━━ Source data ━━
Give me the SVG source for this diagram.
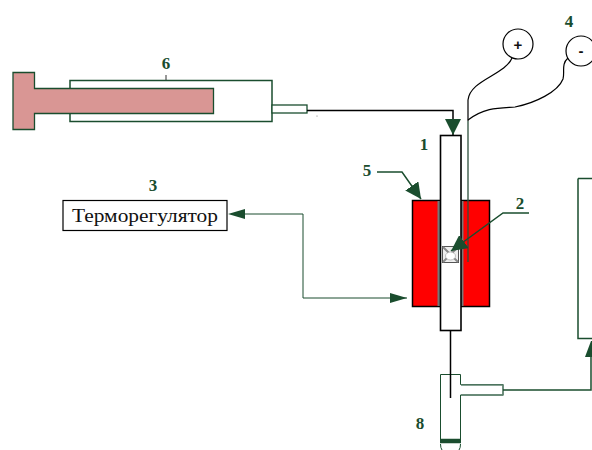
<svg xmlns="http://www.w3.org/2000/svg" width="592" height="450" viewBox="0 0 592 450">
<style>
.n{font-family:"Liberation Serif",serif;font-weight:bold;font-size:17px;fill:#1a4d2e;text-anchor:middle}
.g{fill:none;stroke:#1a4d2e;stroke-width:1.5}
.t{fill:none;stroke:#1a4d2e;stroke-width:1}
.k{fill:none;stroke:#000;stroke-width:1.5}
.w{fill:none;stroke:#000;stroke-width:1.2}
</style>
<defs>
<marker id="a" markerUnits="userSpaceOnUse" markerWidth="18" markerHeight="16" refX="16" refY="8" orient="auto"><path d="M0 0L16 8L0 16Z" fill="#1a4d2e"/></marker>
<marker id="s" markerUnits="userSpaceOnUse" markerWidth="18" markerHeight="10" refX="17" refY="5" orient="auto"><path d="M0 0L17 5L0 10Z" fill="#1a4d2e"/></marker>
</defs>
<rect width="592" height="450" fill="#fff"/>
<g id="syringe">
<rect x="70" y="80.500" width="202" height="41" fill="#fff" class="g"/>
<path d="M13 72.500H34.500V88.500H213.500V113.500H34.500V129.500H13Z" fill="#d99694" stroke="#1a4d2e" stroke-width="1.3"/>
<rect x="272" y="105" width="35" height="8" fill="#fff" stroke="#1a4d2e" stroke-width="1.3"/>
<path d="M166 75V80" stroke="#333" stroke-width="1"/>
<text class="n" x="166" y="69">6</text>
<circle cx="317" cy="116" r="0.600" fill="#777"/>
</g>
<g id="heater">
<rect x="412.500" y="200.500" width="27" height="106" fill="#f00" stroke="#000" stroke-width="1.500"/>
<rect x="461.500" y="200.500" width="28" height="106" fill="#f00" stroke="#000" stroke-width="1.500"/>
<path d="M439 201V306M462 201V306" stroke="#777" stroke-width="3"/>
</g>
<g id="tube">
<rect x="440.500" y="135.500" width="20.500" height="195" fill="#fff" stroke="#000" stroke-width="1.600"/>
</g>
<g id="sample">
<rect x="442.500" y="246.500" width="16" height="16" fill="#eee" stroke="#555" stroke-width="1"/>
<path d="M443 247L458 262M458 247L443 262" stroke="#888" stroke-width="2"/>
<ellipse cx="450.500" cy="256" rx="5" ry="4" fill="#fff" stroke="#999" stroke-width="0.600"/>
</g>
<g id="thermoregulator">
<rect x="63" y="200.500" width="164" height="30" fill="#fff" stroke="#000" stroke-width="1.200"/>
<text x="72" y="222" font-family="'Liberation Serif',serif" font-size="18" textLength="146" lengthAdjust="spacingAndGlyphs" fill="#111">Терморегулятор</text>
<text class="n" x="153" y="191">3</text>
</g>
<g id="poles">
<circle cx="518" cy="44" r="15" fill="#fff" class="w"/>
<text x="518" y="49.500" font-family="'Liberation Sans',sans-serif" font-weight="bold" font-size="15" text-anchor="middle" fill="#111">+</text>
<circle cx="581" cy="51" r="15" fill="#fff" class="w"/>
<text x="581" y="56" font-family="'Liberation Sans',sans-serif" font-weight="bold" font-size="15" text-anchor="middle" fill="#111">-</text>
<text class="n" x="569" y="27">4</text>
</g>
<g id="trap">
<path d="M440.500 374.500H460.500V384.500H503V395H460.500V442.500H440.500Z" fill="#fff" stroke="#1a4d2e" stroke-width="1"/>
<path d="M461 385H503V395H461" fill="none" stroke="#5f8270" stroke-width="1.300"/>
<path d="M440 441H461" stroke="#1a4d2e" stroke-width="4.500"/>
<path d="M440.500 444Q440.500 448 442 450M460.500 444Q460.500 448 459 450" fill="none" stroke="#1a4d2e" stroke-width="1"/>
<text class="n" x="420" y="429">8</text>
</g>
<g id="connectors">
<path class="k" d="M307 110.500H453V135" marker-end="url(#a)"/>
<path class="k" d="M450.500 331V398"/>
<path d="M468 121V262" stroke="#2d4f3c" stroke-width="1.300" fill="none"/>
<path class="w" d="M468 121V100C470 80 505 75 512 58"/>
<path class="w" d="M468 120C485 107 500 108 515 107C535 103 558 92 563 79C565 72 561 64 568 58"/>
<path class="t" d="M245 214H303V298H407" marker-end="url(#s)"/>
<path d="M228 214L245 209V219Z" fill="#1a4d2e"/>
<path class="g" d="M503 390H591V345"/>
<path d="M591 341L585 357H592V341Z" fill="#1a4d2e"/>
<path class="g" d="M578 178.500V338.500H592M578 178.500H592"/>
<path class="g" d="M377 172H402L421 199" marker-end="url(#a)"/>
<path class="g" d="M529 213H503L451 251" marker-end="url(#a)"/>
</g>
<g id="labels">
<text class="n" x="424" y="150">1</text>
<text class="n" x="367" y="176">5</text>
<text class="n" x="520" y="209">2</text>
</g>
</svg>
━━━
Given instruction: Copy every line of the data word for word, omitting the images.

Written response:
Give me the SVG source for this diagram.
<svg xmlns="http://www.w3.org/2000/svg" width="592" height="450" viewBox="0 0 592 450">
<style>
.n{font-family:"Liberation Serif",serif;font-weight:bold;font-size:17px;fill:#1a4d2e;text-anchor:middle}
.g{fill:none;stroke:#1a4d2e;stroke-width:1.5}
.t{fill:none;stroke:#1a4d2e;stroke-width:1}
.k{fill:none;stroke:#000;stroke-width:1.5}
.w{fill:none;stroke:#000;stroke-width:1.2}
</style>
<defs>
<marker id="a" markerUnits="userSpaceOnUse" markerWidth="18" markerHeight="16" refX="16" refY="8" orient="auto"><path d="M0 0L16 8L0 16Z" fill="#1a4d2e"/></marker>
<marker id="s" markerUnits="userSpaceOnUse" markerWidth="18" markerHeight="10" refX="17" refY="5" orient="auto"><path d="M0 0L17 5L0 10Z" fill="#1a4d2e"/></marker>
</defs>
<rect width="592" height="450" fill="#fff"/>
<g id="syringe">
<rect x="70" y="80.500" width="202" height="41" fill="#fff" class="g"/>
<path d="M13 72.500H34.500V88.500H213.500V113.500H34.500V129.500H13Z" fill="#d99694" stroke="#1a4d2e" stroke-width="1.3"/>
<rect x="272" y="105" width="35" height="8" fill="#fff" stroke="#1a4d2e" stroke-width="1.3"/>
<path d="M166 75V80" stroke="#333" stroke-width="1"/>
<text class="n" x="166" y="69">6</text>
<circle cx="317" cy="116" r="0.600" fill="#777"/>
</g>
<g id="heater">
<rect x="412.500" y="200.500" width="27" height="106" fill="#f00" stroke="#000" stroke-width="1.500"/>
<rect x="461.500" y="200.500" width="28" height="106" fill="#f00" stroke="#000" stroke-width="1.500"/>
<path d="M439 201V306M462 201V306" stroke="#777" stroke-width="3"/>
</g>
<g id="tube">
<rect x="440.500" y="135.500" width="20.500" height="195" fill="#fff" stroke="#000" stroke-width="1.600"/>
</g>
<g id="sample">
<rect x="442.500" y="246.500" width="16" height="16" fill="#eee" stroke="#555" stroke-width="1"/>
<path d="M443 247L458 262M458 247L443 262" stroke="#888" stroke-width="2"/>
<ellipse cx="450.500" cy="256" rx="5" ry="4" fill="#fff" stroke="#999" stroke-width="0.600"/>
</g>
<g id="thermoregulator">
<rect x="63" y="200.500" width="164" height="30" fill="#fff" stroke="#000" stroke-width="1.200"/>
<text x="72" y="222" font-family="'Liberation Serif',serif" font-size="18" textLength="146" lengthAdjust="spacingAndGlyphs" fill="#111">Терморегулятор</text>
<text class="n" x="153" y="191">3</text>
</g>
<g id="poles">
<circle cx="518" cy="44" r="15" fill="#fff" class="w"/>
<text x="518" y="49.500" font-family="'Liberation Sans',sans-serif" font-weight="bold" font-size="15" text-anchor="middle" fill="#111">+</text>
<circle cx="581" cy="51" r="15" fill="#fff" class="w"/>
<text x="581" y="56" font-family="'Liberation Sans',sans-serif" font-weight="bold" font-size="15" text-anchor="middle" fill="#111">-</text>
<text class="n" x="569" y="27">4</text>
</g>
<g id="trap">
<path d="M440.500 374.500H460.500V384.500H503V395H460.500V442.500H440.500Z" fill="#fff" stroke="#1a4d2e" stroke-width="1"/>
<path d="M461 385H503V395H461" fill="none" stroke="#5f8270" stroke-width="1.300"/>
<path d="M440 441H461" stroke="#1a4d2e" stroke-width="4.500"/>
<path d="M440.500 444Q440.500 448 442 450M460.500 444Q460.500 448 459 450" fill="none" stroke="#1a4d2e" stroke-width="1"/>
<text class="n" x="420" y="429">8</text>
</g>
<g id="connectors">
<path class="k" d="M307 110.500H453V135" marker-end="url(#a)"/>
<path class="k" d="M450.500 331V398"/>
<path d="M468 121V262" stroke="#2d4f3c" stroke-width="1.300" fill="none"/>
<path class="w" d="M468 121V100C470 80 505 75 512 58"/>
<path class="w" d="M468 120C485 107 500 108 515 107C535 103 558 92 563 79C565 72 561 64 568 58"/>
<path class="t" d="M245 214H303V298H407" marker-end="url(#s)"/>
<path d="M228 214L245 209V219Z" fill="#1a4d2e"/>
<path class="g" d="M503 390H591V345"/>
<path d="M591 341L585 357H592V341Z" fill="#1a4d2e"/>
<path class="g" d="M578 178.500V338.500H592M578 178.500H592"/>
<path class="g" d="M377 172H402L421 199" marker-end="url(#a)"/>
<path class="g" d="M529 213H503L451 251" marker-end="url(#a)"/>
</g>
<g id="labels">
<text class="n" x="424" y="150">1</text>
<text class="n" x="367" y="176">5</text>
<text class="n" x="520" y="209">2</text>
</g>
</svg>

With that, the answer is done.